The Scholars program is designed to identify and cultivate the brightest undergraduate historians from across the country. They hailed from Harvard University, Texas Tech University, University of North Carolina - Chapel Hill, Columbia University, Princeton University, University of Maine, Stanford University, University of Notre Dame, Tennessee State University, Oregon State University, Johns Hopkins University and St. Olaf College. During the summer of 2003, the students, selected from an applicant pool that included more than 400 undergraduates from more than 200 colleges and universities, spent eight weeks living in New York City, researching anti-slavery documents in the Gilder Lehrman Collection, and studying with some of the top historians in the United States, including Christine Stansell, Thomas Bender, Steven Mintz, Kenneth Jackson, Catherine Clinton, and Sean Wilentz. [The work of the 2004 and 2005 Gilder Lehrman History Scholars will also result in published materials.]

“As the twenty-first century begins, it is easy to forget that slavery was not universally accepted during the Founding Era,” said James Basker, President of the Gilder Lehrman Institute of American History and General Editor of the book. “Despite the failure of the founders to eradicate slavery at the national level, there were - as this literature attests - energetic and articulate opponents of slavery who attacked it relentlessly and achieved significant gains in many parts of the country.”

The editors’ goal was to distinguish important texts and documents written by early American abolitionists that were forgotten or lost and make them available again to students, teachers, librarians and the public. The texts are reprinted with short editorial introductions written by twelve undergraduate editors that place them in historic context, and with essential notes that clarify the most obscure references. In addition, each of the twelve chapters is being published in a separate pamphlet version, to enable teachers and students to acquire individual works from the larger collection.
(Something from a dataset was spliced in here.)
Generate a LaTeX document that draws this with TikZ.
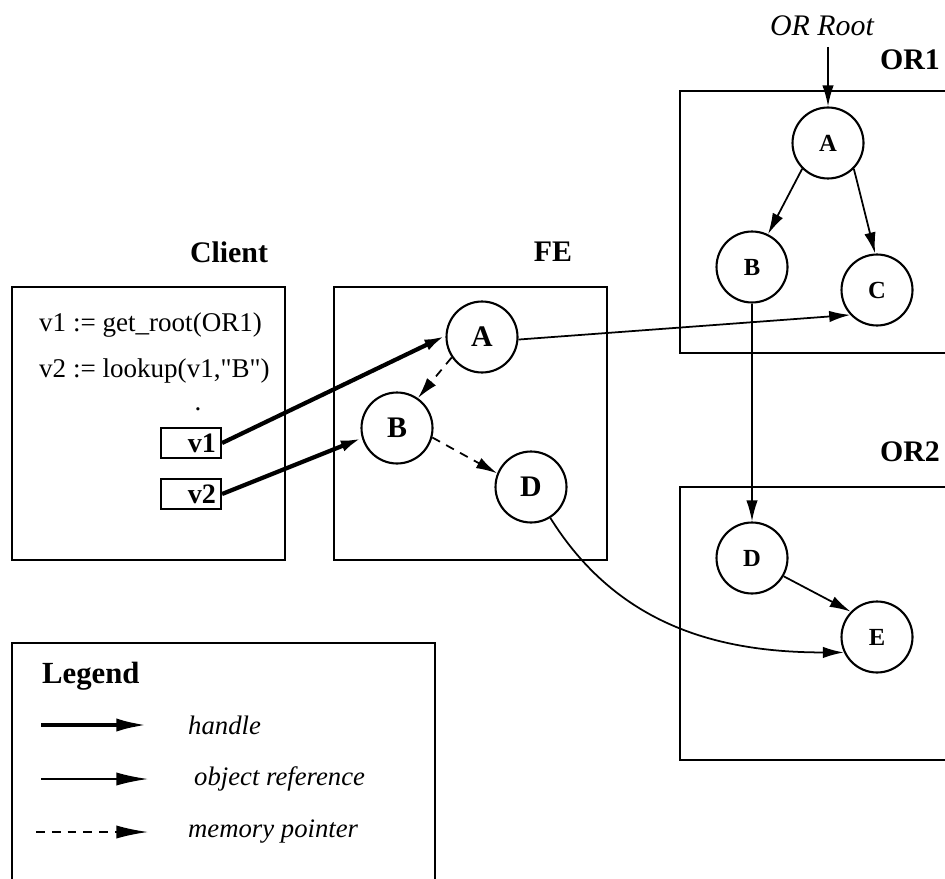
\documentclass[tikz,border=0pt]{standalone}
\usepackage{fontspec}
\setmainfont{Liberation Serif}
\newfontfamily\codefont{Liberation Serif}
\usetikzlibrary{arrows.meta}
\begin{document}
\begin{tikzpicture}[x=0.02cm,y=-0.02cm,
  obj/.style={circle,draw,line width=1.2pt,minimum size=1.42cm,inner sep=0pt,font=\bfseries\fontsize{14}{16}\selectfont},
  feobj/.style={obj,font=\bfseries\fontsize{17}{19}\selectfont},
  frame/.style={draw,line width=1.2pt},
  title/.style={font=\bfseries\fontsize{17}{19}\selectfont},
  vbox/.style={draw,line width=1.2pt,minimum width=1.2cm,minimum height=0.6cm,inner sep=2pt,anchor=west,align=right,text width=1.0cm,font=\bfseries\fontsize{16}{18}\selectfont},
  tip/.style={-{Latex[length=12pt,width=6.5pt]}},
  bigtip/.style={-{Latex[length=18pt,width=7.5pt]}},
  handle/.style={tip,line width=2.4pt},
  objref/.style={tip,line width=1.0pt},
  memptr/.style={tip,line width=1.0pt,dash pattern=on 5pt off 4pt},
  ital/.style={font=\itshape\fontsize{15.2}{17}\selectfont,anchor=west},
  code/.style={anchor=base west,font=\codefont\fontsize{15.4}{17}\selectfont}]
\useasboundingbox (0,0) rectangle (945,878);
% frames
\draw[frame] (12,287) rectangle (285,560);
\draw[frame] (334,287) rectangle (607,560);
\draw[frame] (680,91) rectangle (960,353);
\draw[frame] (680,487) rectangle (960,760);
\draw[frame] (12,890) -- (12,643) -- (435,643) -- (435,890);
% titles
\node[title] (tclient) at (229,252) {Client};
\node[title] (tfe) at (553,252) {FE};
\node[title] (tor1) at (910,60) {OR1};
\node[title] (tor2) at (910,452) {OR2};
\node[font=\itshape\fontsize{17}{19}\selectfont] (troot) at (822,26) {OR Root};
% client text
\node[code] (l1) at (33,331) {v1 := get\_root(OR1)};
\node[code] (l2) at (33,377) {v2 := lookup(v1,"B")};
\node[code,anchor=base] (dot) at (198,410) {.};
\node[vbox] (v1) at (160,443) {v1};
\node[vbox] (v2) at (160,494) {v2};
% FE objects
\node[feobj] (fA) at (482,337) {A};
\node[feobj] (fB) at (397,428) {B};
\node[feobj] (fD) at (531,487) {D};
% OR1 objects
\node[obj] (oA) at (828,143) {A};
\node[obj] (oB) at (752,267) {B};
\node[obj] (oC) at (877,290) {C};
% OR2 objects
\node[obj] (pD) at (752,558) {D};
\node[obj] (pE) at (877,637) {E};
\coordinate (root) at (828,47);
% connectors
\draw[handle] (v1.east) -- (fA.178);
\draw[handle] (v2.east) -- (fB.196);
\draw[memptr] (fA.214) -- (fB.55);
\draw[memptr] (fB.-15) -- (fD.158);
\draw[objref] (fA.-4) -- (oC.223);
\draw[objref] (fD.-58) to[out=-58,in=180] (pE.-155);
\draw[objref] (root) -- (oA.north);
\draw[objref] (oA.225) -- (oB.64);
\draw[objref] (oA.-45) -- (oC.93);
\draw[objref] (oB.south) -- (pD.north);
\draw[objref] (pD.-30) -- (pE.136);
% legend
\node[anchor=base west,font=\bfseries\fontsize{17.5}{19}\selectfont] (leg) at (36,683) {Legend};
\coordinate (h1) at (41,725); \coordinate (h2) at (148,725);
\coordinate (o1) at (41,779); \coordinate (o2) at (148,779);
\coordinate (m1) at (36,832); \coordinate (m2) at (148,832);
\draw[handle,bigtip] (h1) -- (h2);
\draw[objref,bigtip] (o1) -- (o2);
\draw[memptr,bigtip] (m1) -- (m2);
\node[ital] (th) at (182,725) {handle};
\node[ital] (to) at (188,779) {object reference};
\node[ital] (tm) at (182,832) {memory pointer};
\end{tikzpicture}
\end{document}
“I’d challenge any reader to find these texts anywhere else,” said Basker. “These are very rare documents that do not appear in modern editions and, basically, are not available in college libraries. We set out to inform Americans about his important movement in our history. You cannot know a history that is not visible to you now. The texts and the astute analysis by these bright, young historians bring us closer to the ideas and sentiments of the early anti-slavery thinkers”

“In ‘Early American Abolitionists’ Professor James Basker has assembled a stunning array of documents authored by well known and scarcely known antislavery supporters during the post-Revolutionary

generation,” said James O. Horton, Benjamin Banneker Professor of American Studies and History at George Washington University. “Before the explosion of the radical abolition movement of the 1830s, these African American and white advocates for freedom formed antislavery organizations and spoke out against America’s tolerance of slavery, its most un-American institution. For those in search of our nation’s earliest voices for universal freedom, this is a treasure trove.”
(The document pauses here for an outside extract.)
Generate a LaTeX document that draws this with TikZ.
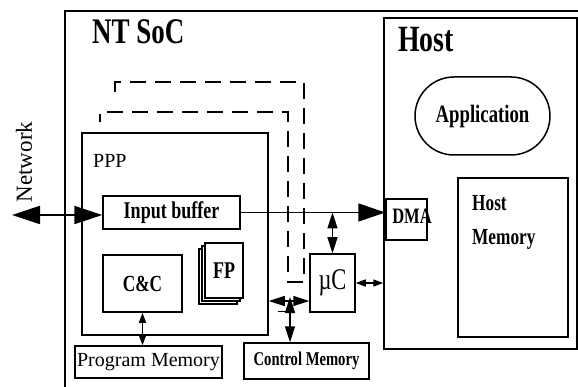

“Every scholar interested in slavery will be grateful for the appearance of this book,” said Eric Foner, DeWitt Clinton Professor of History at Columbia University. “It brings together little-known and hard to find texts illustrating the depth and richness of anti-slavery thought in the late eighteenth-century and early republic. It forces us to think in new ways about the history of the crusade against slavery.”

“Early American Abolitionists: A Collection of Anti-Slavery Writings 1760-1820” is available free of charge to history teachers, professors and institutional libraries. To order a copy, educators and librarians should email name, title, school or library and address to resources@gilderlehrman.org. Plans are underway to make the book available for commercial release in the future.

Publication was made possible by the generosity of the Julienne M. Michel Trust.

Founded in 1994, the Gilder Lehrman Institute of American History promotes the study and love of American history. Increasingly national and international in scope, the Institute targets audiences ranging from students to scholars to the general public. It creates history-centered schools and academic research centers, organizes seminars and enrichment programs for educators, partners with school districts to implement Teaching American History grants, produces print and electronic publications and traveling exhibitions, and sponsors lectures by eminent historians. The Institute also funds awards including the Lincoln, Frederick Douglass and George Washington Book Prizes and offers fellowships for scholars to work in history archives, including the Gilder Lehrman Collection. For more information, visit www.gilderlehrman.org

The Gilder Lehrman Collection contains more than 60,000 documents detailing the political and social history of the United States. The collection's holdings include manuscript letters, diaries, maps, photographs, printed books and pamphlets ranging from 1493 through modern times. The Collection is particularly rich with materials in the Revolutionary, Antebellum, Civil War and Reconstruction periods. Highlights of the Collection include signed copies of the Emancipation Proclamation, the Thirteenth Amendment, a rare printed copy of the first draft of the Constitution, and thousands of unpublished Civil War soldiers' letters. Letters written by George Washington, Thomas Jefferson, Abraham Lincoln, Frederick Douglass and others vividly record the issues and events of their day. The writings of such notable women as Lucy Knox, Mercy Otis Warren and Catherine Macaulay discuss a variety of military, political and social issues.